Prompt
Search the data for the word "LaTeX" and copy every line where it occurs.

--------------------------------------------------

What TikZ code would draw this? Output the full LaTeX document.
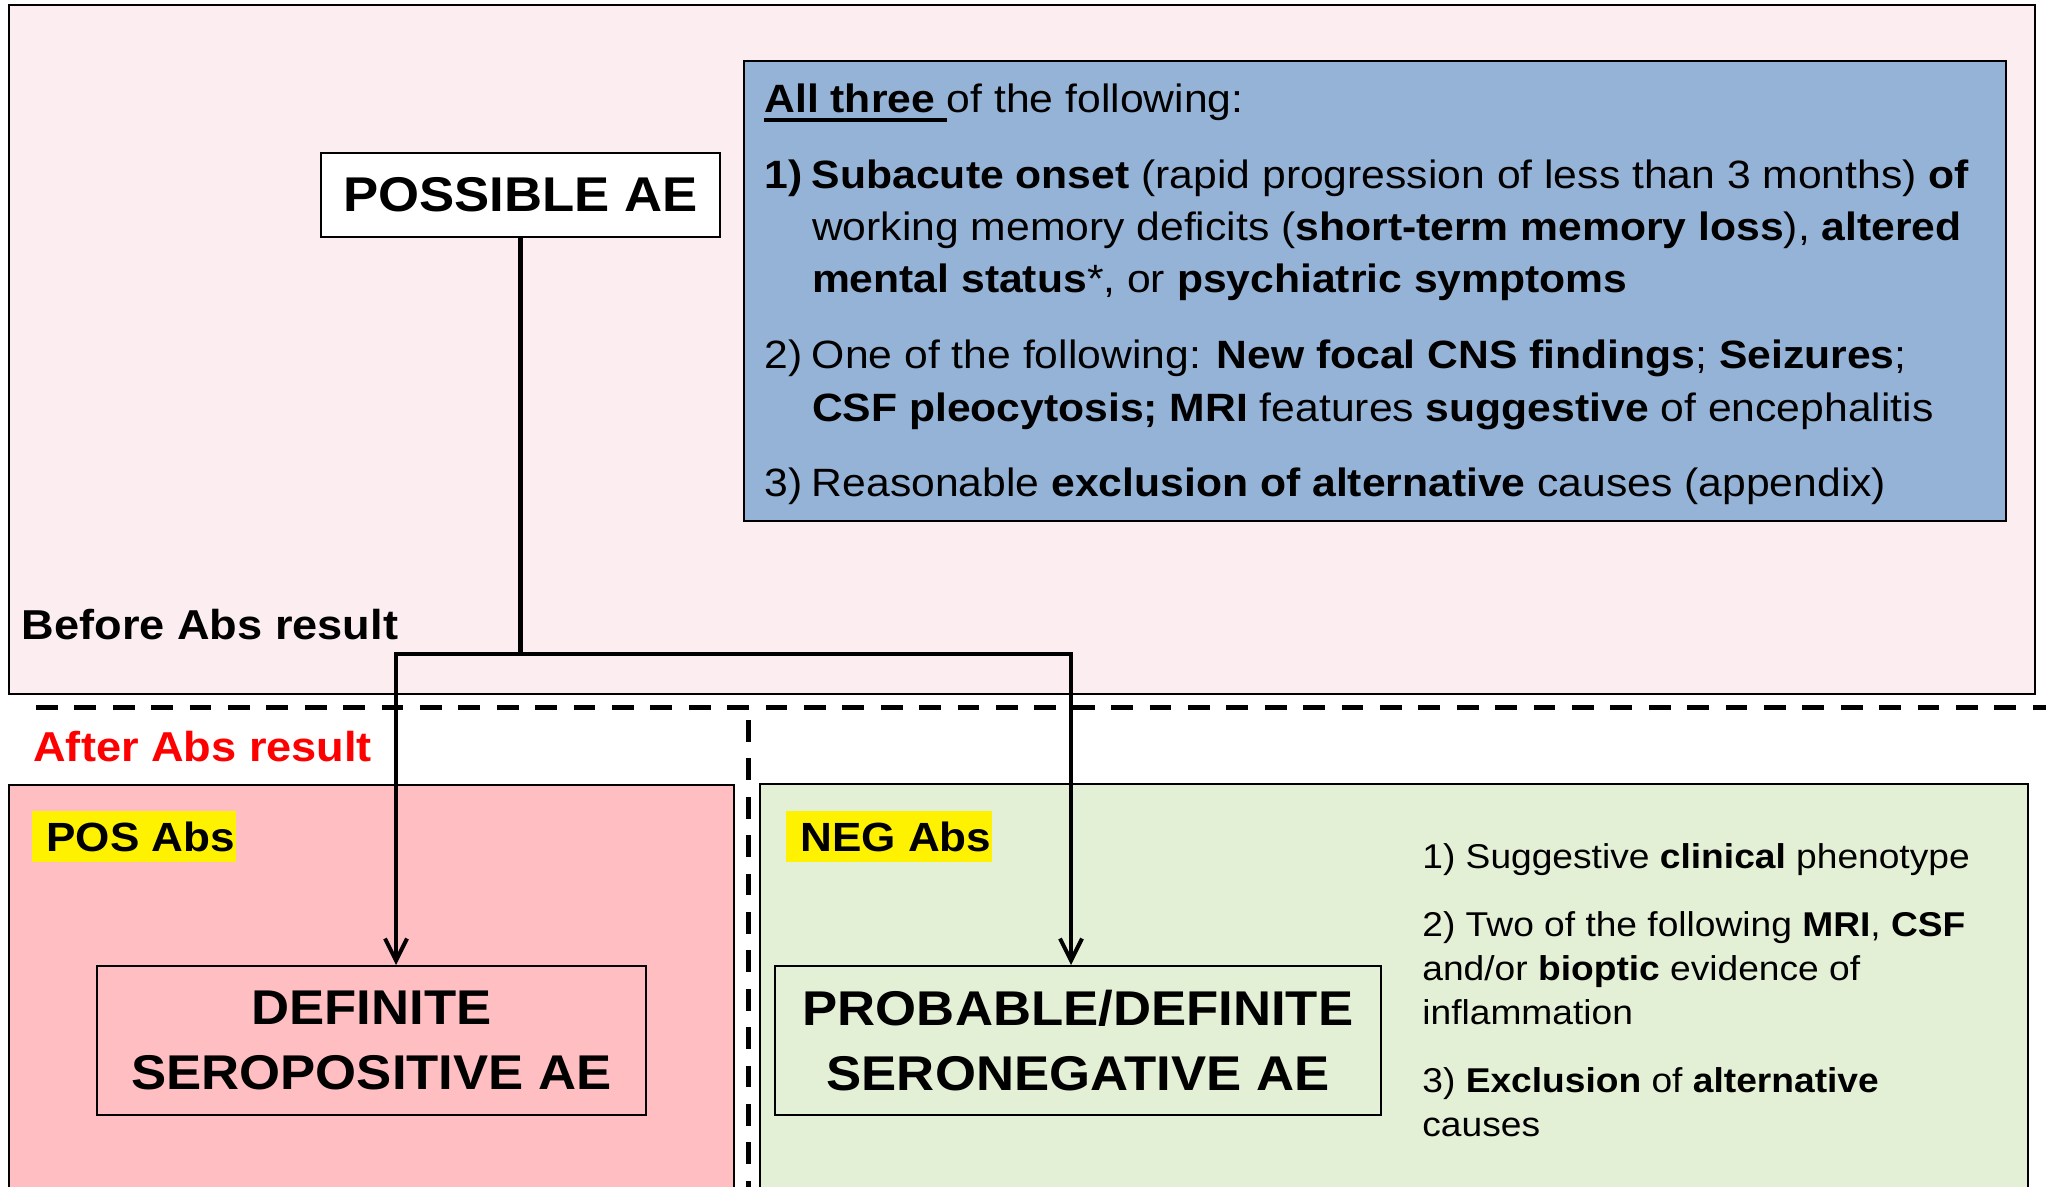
\documentclass[tikz,border=0pt]{standalone}
\usepackage{fontspec}
\setmainfont{Liberation Sans}[FakeStretch=1.08]
\usetikzlibrary{arrows.meta}
\definecolor{beforepink}{HTML}{FCEEF0}
\definecolor{critblue}{HTML}{95B3D7}
\definecolor{pospink}{HTML}{FFBEC2}
\definecolor{neggreen}{HTML}{E3F0D5}
\newcommand\thickul[1]{\setbox0\hbox{#1}\rlap{\rule[-5pt]{\wd0}{2pt}}\box0}
\begin{document}
\begin{tikzpicture}
	[x=0.5pt,y=-0.5pt,
	panel/.style={draw=black,line width=1pt,inner sep=0pt},
	result/.style={draw=black,line width=1pt,inner sep=0pt,align=center,font=\fontsize{24.4}{32.5}\selectfont\bfseries},
	hl/.style={fill=yellow,inner xsep=0pt,inner ysep=0pt,minimum height=25.5pt,anchor=north west,font=\fontsize{20.4}{24}\selectfont\bfseries},
	phase/.style={anchor=base west,inner sep=0pt,font=\fontsize{20.9}{25}\selectfont\bfseries},
	divider/.style={line width=2.5pt,dash pattern=on 10.85pt off 8.35pt},
	link/.style={line width=2.4pt},
	arrowlink/.style={link,{Straight Barb[length=11pt,width=11pt,line width=2pt]}-{Straight Barb[length=11pt,width=11pt,line width=2pt]}}]
	\clip (0,0) rectangle (2046,1187);
	\node[panel,fill=beforepink,minimum width=1013pt,minimum height=344.5pt] (before) at (1022,349.5) {};
	\node[panel,fill=pospink,minimum width=362.75pt,minimum height=207.75pt] (pospanel) at (371.25,992.25) {};
	\node[panel,fill=neggreen,minimum width=634pt,minimum height=208pt] (negpanel) at (1394,992) {};
	\node[panel,fill=critblue,minimum width=631pt,minimum height=230pt] (criteria) at (1375,291) {};
	\draw[divider] (36,707) -- (2046,707);
	\draw[divider] (748,720) -- (748,1195);
	\node[result,fill=white,minimum width=199.5pt,minimum height=42pt] (possible) at (520.5,195) {POSSIBLE AE};
	\node[result,minimum width=274.5pt,minimum height=74.5pt] (definite) at (371.5,1040.5) {DEFINITE\\SEROPOSITIVE AE};
	\node[result,minimum width=303pt,minimum height=74.5pt] (probable) at (1078,1040.5) {PROBABLE/DEFINITE\\SERONEGATIVE AE};
	\node[phase] (beforelabel) at (21.5,639) {Before Abs result};
	\node[phase,text=red] (afterlabel) at (33,761) {After Abs result};
	\node[hl] (posabs) at (32,811) {\hspace*{7pt}POS Abs\hspace*{0.5pt}};
	\node[hl] (negabs) at (786,811) {\hspace*{7pt}NEG Abs\hspace*{0.5pt}};
	\node[anchor=base west,inner sep=0pt,align=left,font=\fontsize{19.75}{26}\selectfont] (criteriatext) at (764,496) {%
		\thickul{\textbf{All three}\ }of the following:\\[12pt]
		\makebox[23.8pt][l]{\textbf{1)}}\textbf{Subacute onset} (rapid progression of less than 3 months) \textbf{of}\\
		\hspace*{23.8pt}working memory deficits (\textbf{short-term memory loss}), \textbf{altered}\\
		\hspace*{23.8pt}\textbf{mental status}*, or \textbf{psychiatric symptoms}\\[12.5pt]
		\makebox[23.8pt][l]{2)}One of the following: \textbf{New focal CNS findings}; \textbf{Seizures};\\
		\hspace*{23.8pt}\textbf{CSF pleocytosis; MRI} features \textbf{suggestive} of encephalitis\\[11.5pt]
		\makebox[23.8pt][l]{3)}Reasonable \textbf{exclusion of alternative} causes (appendix)};
	\node[anchor=base west,inner sep=0pt,align=left,font=\fontsize{17.2}{22}\selectfont] (seronegtext) at (1422,1136) {%
		1) Suggestive \textbf{clinical} phenotype\\[12pt]
		2) Two of the following \textbf{MRI}, \textbf{CSF}\\
		and/or \textbf{bioptic} evidence of\\
		inflammation\\[12pt]
		3) \textbf{Exclusion} of \textbf{alternative}\\
		causes};
	\coordinate (split) at (520.5,654);
	\coordinate (posturn) at (396,654);
	\coordinate (negturn) at (1071,654);
	\draw[link] (possible) -- (split);
	\draw[arrowlink] (posturn |- definite.north) -- (posturn) -- (negturn) -- (negturn |- probable.north);
\end{tikzpicture}
\end{document}
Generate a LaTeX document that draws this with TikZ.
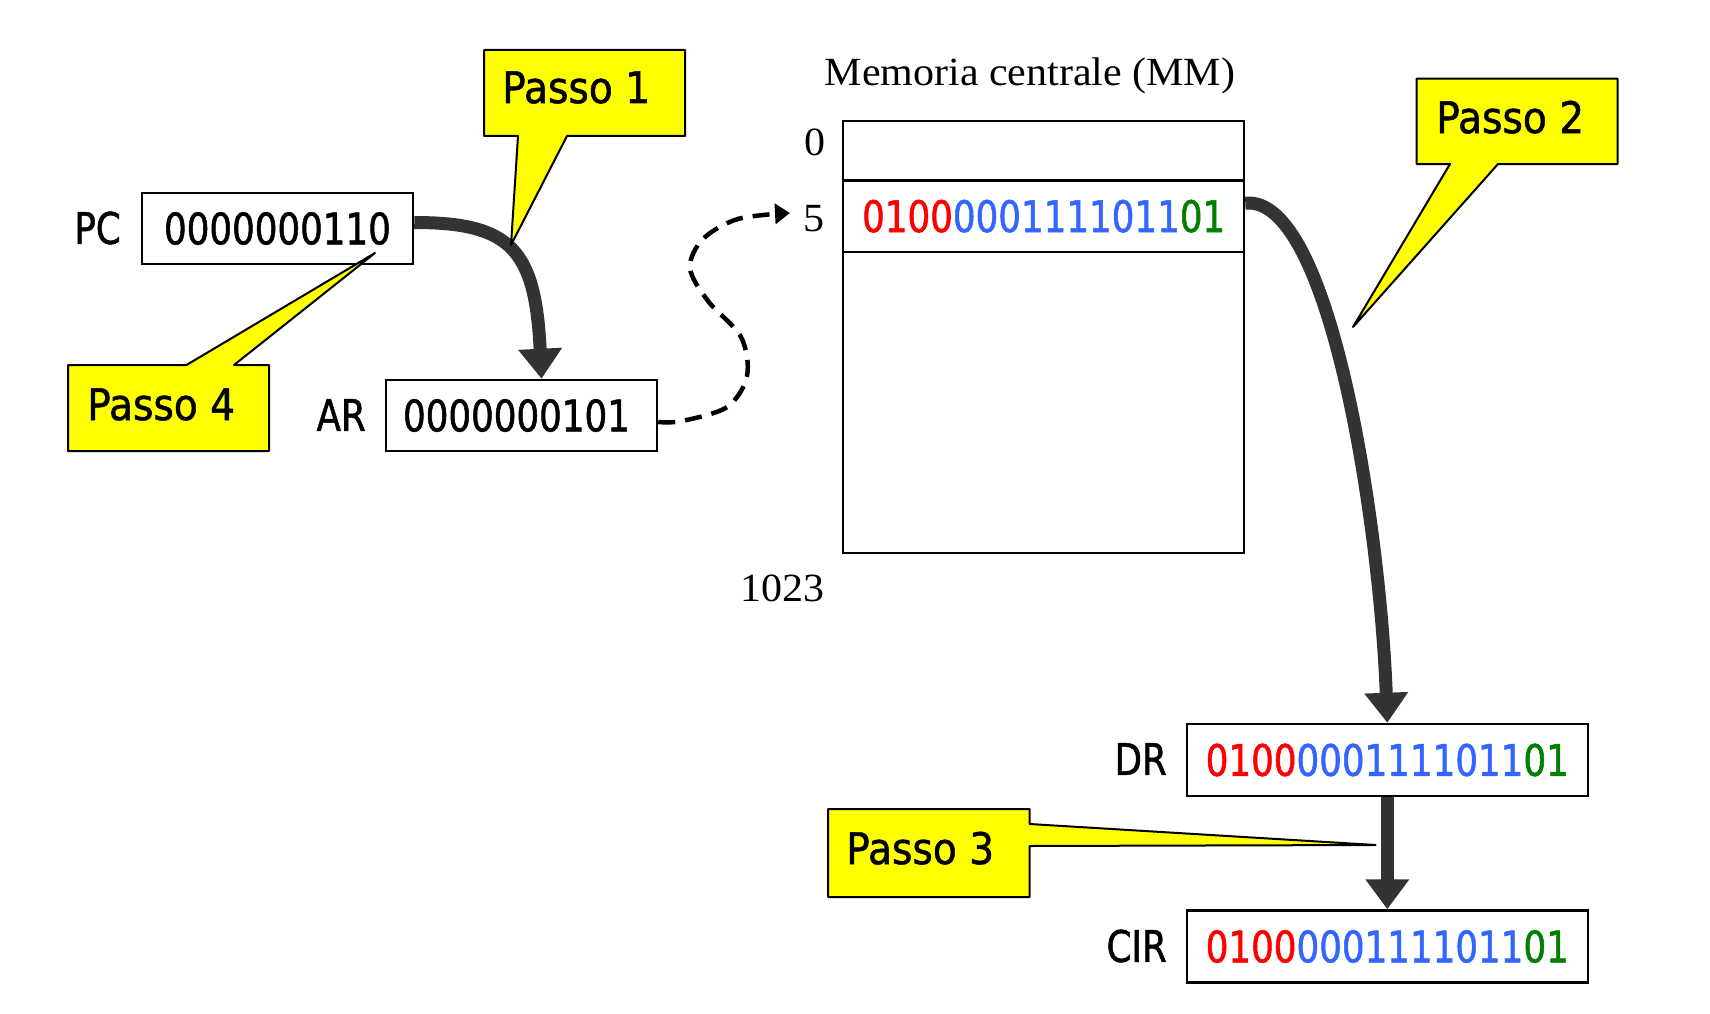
\documentclass[tikz,border=0pt]{standalone}
\usepackage{fontspec}
\usetikzlibrary{arrows.meta}
\newfontfamily\tahoma[FakeStretch=0.82,FakeBold=1.2]{DejaVu Sans}
\newfontfamily\tahomawide[FakeStretch=0.9,FakeBold=1.2]{DejaVu Sans}
\newfontfamily\timesf[FakeStretch=1.05]{Liberation Serif}
\definecolor{bitred}{RGB}{255,0,0}
\definecolor{bitblue}{RGB}{51,102,255}
\definecolor{bitgreen}{RGB}{0,128,0}
\definecolor{arrowgray}{RGB}{51,51,51}
\definecolor{calloutyellow}{RGB}{255,255,0}
\newcommand{\bitstring}{\textcolor{bitred}{0100}\textcolor{bitblue}{0001111011}\textcolor{bitgreen}{01}}
\newcommand{\sansbig}{\tahoma\fontsize{43.5}{50}\selectfont}
\newcommand{\sanscall}{\tahomawide\fontsize{43.5}{50}\selectfont}
\newcommand{\serifbig}{\timesf\fontsize{40}{46}\selectfont}
\begin{document}
\begin{tikzpicture}[x=1pt,y=-1pt,
  regbox/.style={draw, line width=2.5pt, inner sep=0pt, minimum width=271pt, minimum height=71pt, font=\sansbig},
  widebox/.style={regbox, minimum width=401pt, minimum height=72pt},
  cellbox/.style={draw, line width=2.2pt, inner sep=0pt, minimum width=401pt, font=\sansbig},
  reglabel/.style={inner sep=0pt, anchor=east, font=\sansbig},
  memlabel/.style={inner sep=0pt, anchor=base, font=\serifbig},
  calloutshape/.style={draw=black, fill=calloutyellow, line width=2pt, line join=round},
  callouttext/.style={inner sep=0pt, anchor=base west, font=\sanscall},
  thickarrow/.style={color=arrowgray, line width=13pt, -{Triangle[width=42pt,length=30pt]}},
  dasharrow/.style={color=black, line width=4.5pt, dash pattern=on 17pt off 10pt, -{Triangle[width=20pt,length=15pt]}}
]
\useasboundingbox (0,0) rectangle (1710,1014);
\fill[white] (0,0) rectangle (1710,1014);

% registers
\node[regbox] (PC) at (277.5,228.5) {0000000110};
\node[regbox] (AR) at (521.5,415.5) {\hspace*{-10pt}0000000101};
\node[widebox] (DR) at (1387.3,760) {\bitstring};
\node[widebox] (CIR) at (1387.3,946.5) {\bitstring};
\node[reglabel] (PClab) at (121,228) {PC};
\node[reglabel] (ARlab) at (366,415) {AR};
\node[reglabel] (DRlab) at (1167,759) {DR};
\node[reglabel] (CIRlab) at (1167,946) {CIR};

% memory
\node[memlabel] (title) at (1030,86) {Memoria centrale (MM)};
\node[cellbox, minimum height=59.4pt] (mem0) at (1043.7,150.7) {};
\node[cellbox, minimum height=71.6pt] (mem5) at (1043.7,216.2) {\bitstring};
\node[cellbox, minimum height=301pt] (memrest) at (1043.7,402.5) {};
\node[memlabel] (lab0) at (815,156) {0};
\node[memlabel] (lab5) at (814,231) {5};
\node[memlabel] (lab1023) at (782,601) {1023};
\coordinate (dtip) at (790,213);

% connectors
\draw[thickarrow] ([yshift=6pt]PC.east) .. controls +(97,0) and +(-6,-129) .. ([xshift=20pt]AR.north);
\draw[thickarrow] ([yshift=13pt]mem5.east) .. controls +(86,-9) and +(-7,-193) .. (DR.north);
\draw[thickarrow] (DR.south) -- (CIR.north);
\draw[dasharrow] plot[smooth, tension=0.55] coordinates {([yshift=-6.5pt]AR.east) (682,421) (727,407) (747,376) (741,337) (708,301) (690,268) (703,239) (738,219) (dtip)};

% callouts
\draw[calloutshape] (484,50) -- (685,50) -- (685,136) -- (567,136) -- (511,245) -- (518,136) -- (484,136) -- cycle;
\node[callouttext] (p1) at (502,103) {Passo 1};
\draw[calloutshape] (68,365) -- (186.5,365) -- (375,253) -- (234,365) -- (269,365) -- (269,451) -- (68,451) -- cycle;
\node[callouttext] (p4) at (87,420) {Passo 4};
\draw[calloutshape] (1416.6,78.6) -- (1617.5,78.6) -- (1617.5,164) -- (1498,164) -- (1353,327) -- (1450,164) -- (1416.6,164) -- cycle;
\node[callouttext] (p2) at (1436,133) {Passo 2};
\draw[calloutshape] (828,809) -- (1029.6,809) -- (1029.6,824) -- (1375.5,845) -- (1029.6,846) -- (1029.6,897) -- (828,897) -- cycle;
\node[callouttext] (p3) at (846,864) {Passo 3};
\end{tikzpicture}
\end{document}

--------------------------------------------------

Answer
What TikZ code would draw this? Output the full LaTeX document.
Generate a LaTeX document that draws this with TikZ.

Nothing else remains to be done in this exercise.